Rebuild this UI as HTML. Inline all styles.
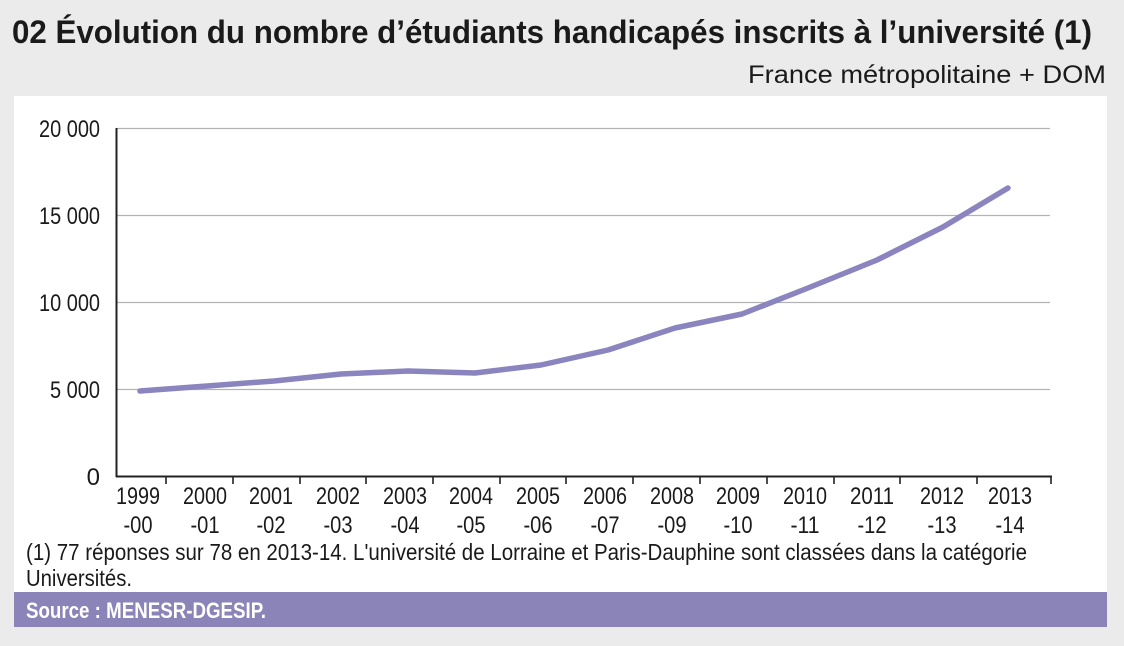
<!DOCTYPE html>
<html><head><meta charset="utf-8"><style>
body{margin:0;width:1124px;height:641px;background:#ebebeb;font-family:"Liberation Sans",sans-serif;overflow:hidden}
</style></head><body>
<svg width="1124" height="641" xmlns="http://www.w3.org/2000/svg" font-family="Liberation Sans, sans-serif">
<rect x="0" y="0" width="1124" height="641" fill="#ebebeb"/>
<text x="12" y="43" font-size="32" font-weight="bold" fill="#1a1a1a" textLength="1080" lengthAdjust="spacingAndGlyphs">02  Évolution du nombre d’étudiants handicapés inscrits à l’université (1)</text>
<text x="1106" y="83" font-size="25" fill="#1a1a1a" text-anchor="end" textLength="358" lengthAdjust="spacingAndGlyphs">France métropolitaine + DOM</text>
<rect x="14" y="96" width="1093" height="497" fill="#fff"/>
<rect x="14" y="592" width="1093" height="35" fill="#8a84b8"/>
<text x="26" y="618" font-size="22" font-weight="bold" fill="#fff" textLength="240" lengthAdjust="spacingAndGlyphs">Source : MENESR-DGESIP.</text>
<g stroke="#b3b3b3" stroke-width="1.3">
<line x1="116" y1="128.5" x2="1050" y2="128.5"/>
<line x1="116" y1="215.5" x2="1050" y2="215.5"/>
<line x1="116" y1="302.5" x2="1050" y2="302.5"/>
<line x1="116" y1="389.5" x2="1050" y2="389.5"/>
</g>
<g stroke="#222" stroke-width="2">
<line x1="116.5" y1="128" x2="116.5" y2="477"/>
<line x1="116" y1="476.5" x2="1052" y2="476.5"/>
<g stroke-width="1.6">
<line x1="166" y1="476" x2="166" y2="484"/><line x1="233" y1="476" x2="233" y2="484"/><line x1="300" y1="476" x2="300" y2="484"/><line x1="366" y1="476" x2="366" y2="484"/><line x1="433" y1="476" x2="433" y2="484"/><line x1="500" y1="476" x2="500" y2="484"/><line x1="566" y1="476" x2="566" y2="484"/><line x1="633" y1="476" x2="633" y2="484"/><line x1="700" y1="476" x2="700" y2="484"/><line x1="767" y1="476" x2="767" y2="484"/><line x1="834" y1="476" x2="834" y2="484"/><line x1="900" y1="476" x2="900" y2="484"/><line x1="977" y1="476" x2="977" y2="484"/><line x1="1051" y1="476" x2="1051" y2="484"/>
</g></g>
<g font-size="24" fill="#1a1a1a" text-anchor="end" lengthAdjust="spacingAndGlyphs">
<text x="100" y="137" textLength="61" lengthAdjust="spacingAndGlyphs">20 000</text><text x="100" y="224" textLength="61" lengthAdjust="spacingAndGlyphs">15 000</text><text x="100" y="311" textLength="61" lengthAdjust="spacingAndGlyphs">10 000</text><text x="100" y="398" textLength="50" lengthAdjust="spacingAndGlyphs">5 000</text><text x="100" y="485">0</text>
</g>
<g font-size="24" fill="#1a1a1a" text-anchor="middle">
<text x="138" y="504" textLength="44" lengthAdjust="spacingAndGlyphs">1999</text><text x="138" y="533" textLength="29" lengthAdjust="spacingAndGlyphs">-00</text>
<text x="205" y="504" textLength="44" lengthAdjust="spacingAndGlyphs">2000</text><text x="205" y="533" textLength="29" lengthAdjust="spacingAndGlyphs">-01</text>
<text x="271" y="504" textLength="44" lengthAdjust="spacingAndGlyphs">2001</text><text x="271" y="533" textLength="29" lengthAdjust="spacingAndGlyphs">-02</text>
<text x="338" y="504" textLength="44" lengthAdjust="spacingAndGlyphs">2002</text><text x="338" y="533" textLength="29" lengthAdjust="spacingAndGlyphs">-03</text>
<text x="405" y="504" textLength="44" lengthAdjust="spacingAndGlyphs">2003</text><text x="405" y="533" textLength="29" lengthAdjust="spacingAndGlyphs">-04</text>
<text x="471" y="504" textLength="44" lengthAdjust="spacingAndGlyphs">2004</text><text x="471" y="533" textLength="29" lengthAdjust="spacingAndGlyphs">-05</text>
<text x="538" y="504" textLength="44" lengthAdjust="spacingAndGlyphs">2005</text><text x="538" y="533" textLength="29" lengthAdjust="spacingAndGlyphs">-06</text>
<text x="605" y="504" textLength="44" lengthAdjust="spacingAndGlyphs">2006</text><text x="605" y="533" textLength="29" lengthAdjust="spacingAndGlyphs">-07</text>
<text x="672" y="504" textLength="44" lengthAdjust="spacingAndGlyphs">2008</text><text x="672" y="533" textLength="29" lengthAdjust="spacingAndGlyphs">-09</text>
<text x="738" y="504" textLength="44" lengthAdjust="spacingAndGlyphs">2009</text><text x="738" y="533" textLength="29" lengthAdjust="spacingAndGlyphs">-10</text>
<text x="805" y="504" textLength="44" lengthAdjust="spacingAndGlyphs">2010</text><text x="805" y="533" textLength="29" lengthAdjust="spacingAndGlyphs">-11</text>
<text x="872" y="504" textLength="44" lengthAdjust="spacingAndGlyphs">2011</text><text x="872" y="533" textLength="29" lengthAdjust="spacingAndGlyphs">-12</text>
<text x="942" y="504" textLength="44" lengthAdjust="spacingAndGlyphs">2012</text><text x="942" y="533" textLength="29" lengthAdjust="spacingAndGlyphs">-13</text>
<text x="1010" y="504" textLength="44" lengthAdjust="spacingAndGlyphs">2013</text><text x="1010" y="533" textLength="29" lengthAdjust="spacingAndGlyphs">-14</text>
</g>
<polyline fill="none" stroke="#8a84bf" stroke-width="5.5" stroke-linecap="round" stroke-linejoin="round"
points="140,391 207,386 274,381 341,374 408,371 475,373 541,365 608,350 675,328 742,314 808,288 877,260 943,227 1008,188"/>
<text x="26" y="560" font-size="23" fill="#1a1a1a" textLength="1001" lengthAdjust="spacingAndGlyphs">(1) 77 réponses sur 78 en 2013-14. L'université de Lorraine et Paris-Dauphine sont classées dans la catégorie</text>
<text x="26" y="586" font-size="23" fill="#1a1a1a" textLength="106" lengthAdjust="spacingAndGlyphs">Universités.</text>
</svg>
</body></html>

========

§ Task objective
The data above should be repeated exactly, minus any pictures.

§ Response below
Rebuild this UI as HTML. Inline all styles.
<!DOCTYPE html>
<html><head><meta charset="utf-8"><style>
body{margin:0;width:1124px;height:641px;background:#ebebeb;font-family:"Liberation Sans",sans-serif;overflow:hidden}
</style></head><body>
<svg width="1124" height="641" xmlns="http://www.w3.org/2000/svg" font-family="Liberation Sans, sans-serif">
<rect x="0" y="0" width="1124" height="641" fill="#ebebeb"/>
<text x="12" y="43" font-size="32" font-weight="bold" fill="#1a1a1a" textLength="1080" lengthAdjust="spacingAndGlyphs">02  Évolution du nombre d’étudiants handicapés inscrits à l’université (1)</text>
<text x="1106" y="83" font-size="25" fill="#1a1a1a" text-anchor="end" textLength="358" lengthAdjust="spacingAndGlyphs">France métropolitaine + DOM</text>
<rect x="14" y="96" width="1093" height="497" fill="#fff"/>
<rect x="14" y="592" width="1093" height="35" fill="#8a84b8"/>
<text x="26" y="618" font-size="22" font-weight="bold" fill="#fff" textLength="240" lengthAdjust="spacingAndGlyphs">Source : MENESR-DGESIP.</text>
<g stroke="#b3b3b3" stroke-width="1.3">
<line x1="116" y1="128.5" x2="1050" y2="128.5"/>
<line x1="116" y1="215.5" x2="1050" y2="215.5"/>
<line x1="116" y1="302.5" x2="1050" y2="302.5"/>
<line x1="116" y1="389.5" x2="1050" y2="389.5"/>
</g>
<g stroke="#222" stroke-width="2">
<line x1="116.5" y1="128" x2="116.5" y2="477"/>
<line x1="116" y1="476.5" x2="1052" y2="476.5"/>
<g stroke-width="1.6">
<line x1="166" y1="476" x2="166" y2="484"/><line x1="233" y1="476" x2="233" y2="484"/><line x1="300" y1="476" x2="300" y2="484"/><line x1="366" y1="476" x2="366" y2="484"/><line x1="433" y1="476" x2="433" y2="484"/><line x1="500" y1="476" x2="500" y2="484"/><line x1="566" y1="476" x2="566" y2="484"/><line x1="633" y1="476" x2="633" y2="484"/><line x1="700" y1="476" x2="700" y2="484"/><line x1="767" y1="476" x2="767" y2="484"/><line x1="834" y1="476" x2="834" y2="484"/><line x1="900" y1="476" x2="900" y2="484"/><line x1="977" y1="476" x2="977" y2="484"/><line x1="1051" y1="476" x2="1051" y2="484"/>
</g></g>
<g font-size="24" fill="#1a1a1a" text-anchor="end" lengthAdjust="spacingAndGlyphs">
<text x="100" y="137" textLength="61" lengthAdjust="spacingAndGlyphs">20 000</text><text x="100" y="224" textLength="61" lengthAdjust="spacingAndGlyphs">15 000</text><text x="100" y="311" textLength="61" lengthAdjust="spacingAndGlyphs">10 000</text><text x="100" y="398" textLength="50" lengthAdjust="spacingAndGlyphs">5 000</text><text x="100" y="485">0</text>
</g>
<g font-size="24" fill="#1a1a1a" text-anchor="middle">
<text x="138" y="504" textLength="44" lengthAdjust="spacingAndGlyphs">1999</text><text x="138" y="533" textLength="29" lengthAdjust="spacingAndGlyphs">-00</text>
<text x="205" y="504" textLength="44" lengthAdjust="spacingAndGlyphs">2000</text><text x="205" y="533" textLength="29" lengthAdjust="spacingAndGlyphs">-01</text>
<text x="271" y="504" textLength="44" lengthAdjust="spacingAndGlyphs">2001</text><text x="271" y="533" textLength="29" lengthAdjust="spacingAndGlyphs">-02</text>
<text x="338" y="504" textLength="44" lengthAdjust="spacingAndGlyphs">2002</text><text x="338" y="533" textLength="29" lengthAdjust="spacingAndGlyphs">-03</text>
<text x="405" y="504" textLength="44" lengthAdjust="spacingAndGlyphs">2003</text><text x="405" y="533" textLength="29" lengthAdjust="spacingAndGlyphs">-04</text>
<text x="471" y="504" textLength="44" lengthAdjust="spacingAndGlyphs">2004</text><text x="471" y="533" textLength="29" lengthAdjust="spacingAndGlyphs">-05</text>
<text x="538" y="504" textLength="44" lengthAdjust="spacingAndGlyphs">2005</text><text x="538" y="533" textLength="29" lengthAdjust="spacingAndGlyphs">-06</text>
<text x="605" y="504" textLength="44" lengthAdjust="spacingAndGlyphs">2006</text><text x="605" y="533" textLength="29" lengthAdjust="spacingAndGlyphs">-07</text>
<text x="672" y="504" textLength="44" lengthAdjust="spacingAndGlyphs">2008</text><text x="672" y="533" textLength="29" lengthAdjust="spacingAndGlyphs">-09</text>
<text x="738" y="504" textLength="44" lengthAdjust="spacingAndGlyphs">2009</text><text x="738" y="533" textLength="29" lengthAdjust="spacingAndGlyphs">-10</text>
<text x="805" y="504" textLength="44" lengthAdjust="spacingAndGlyphs">2010</text><text x="805" y="533" textLength="29" lengthAdjust="spacingAndGlyphs">-11</text>
<text x="872" y="504" textLength="44" lengthAdjust="spacingAndGlyphs">2011</text><text x="872" y="533" textLength="29" lengthAdjust="spacingAndGlyphs">-12</text>
<text x="942" y="504" textLength="44" lengthAdjust="spacingAndGlyphs">2012</text><text x="942" y="533" textLength="29" lengthAdjust="spacingAndGlyphs">-13</text>
<text x="1010" y="504" textLength="44" lengthAdjust="spacingAndGlyphs">2013</text><text x="1010" y="533" textLength="29" lengthAdjust="spacingAndGlyphs">-14</text>
</g>
<polyline fill="none" stroke="#8a84bf" stroke-width="5.5" stroke-linecap="round" stroke-linejoin="round"
points="140,391 207,386 274,381 341,374 408,371 475,373 541,365 608,350 675,328 742,314 808,288 877,260 943,227 1008,188"/>
<text x="26" y="560" font-size="23" fill="#1a1a1a" textLength="1001" lengthAdjust="spacingAndGlyphs">(1) 77 réponses sur 78 en 2013-14. L'université de Lorraine et Paris-Dauphine sont classées dans la catégorie</text>
<text x="26" y="586" font-size="23" fill="#1a1a1a" textLength="106" lengthAdjust="spacingAndGlyphs">Universités.</text>
</svg>
</body></html>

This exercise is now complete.